7. As we have indicated, the curtailment of the appellant’s leave was purportedly under paragraph 323(ii). That paragraph provides only for the curtailment of leave granted under the Immigration Rules. The appellant’s leave was not granted under Immigration Rules and it is difficult to see that it was appropriately curtailed by reference to paragraph 323 at all. Because the circumstances under which it was granted depend not on the Rules but on the APIs, and because there was no indication at the time of its grant precisely why it had been granted, this is a point of some substance. What the officer dealing with the application for indefinite leave to remain seems to have done is indeed to treat the application as though it were an application under paragraph 289A, when it could not be because of the nature of the leave which had been granted. The officer’s mistake about that could neither change the nature of the leave nor make it subject to the provisions of paragraph 323(ii).

8. We have no doubt that the Secretary of State is entitled, under s3(3) of the Immigration Act 1971, to curtail existing leave. But in the present case that decision would need to be made after a full consideration of the circumstances under which the leave was granted and the reasons why it was granted, rather than by a misunderstanding of the position, misapplication of the Immigration Rules and (apparently) a failure to consider all relevant factors.

9. The appellant’s original grounds of appeal assert at paragraph 9 that the decision to curtail under paragraph 323(ii) is wrong in law. The issue we have been considering is not removed from the Tribunal’s jurisdiction by s86(6) of the 2002 Act, because nobody is asking the Secretary of State to depart from the Immigration Rules. The argument is simply that he should not purport to apply paragraph 323 of the Immigration Rules to circumstances in which it does not apply. The Immigration Judge ought to have found that the purported curtailment under paragraph 323 was a decision which was not in accordance with the law and should have allowed the appeal on that ground only. She materially erred in law in allowing the appeal under the Immigration Rules. We substitute a determination allowing the appellant’s appeal on the curtailment point only on the ground that that decision was not in accordance with the law.
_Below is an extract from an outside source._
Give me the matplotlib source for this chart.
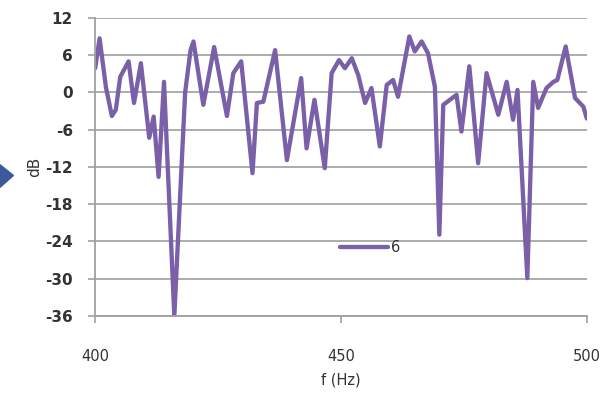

10. The effect of this is as follows. The appellant has discretionary leave to remain until 21 June 2008. It is open to the Secretary of State to curtail that leave on any grounds that may be appropriate or to allow it to run its course. The appellant can have no expectation that it will be renewed. So far as concerns the appellant’s claim under paragraph 289A, the position is, as we have indicated, that she cannot meet the requirements of the Immigration Rules. The decision to refuse her application for indefinite leave to remain did not, however, leave her without any extant leave, because her discretionary leave continued. For that reason she had and has no exercisable right of appeal against the refusal of indefinite leave to remain.

11. The appellant’s appeal is allowed for the reasons and to the extent set out above.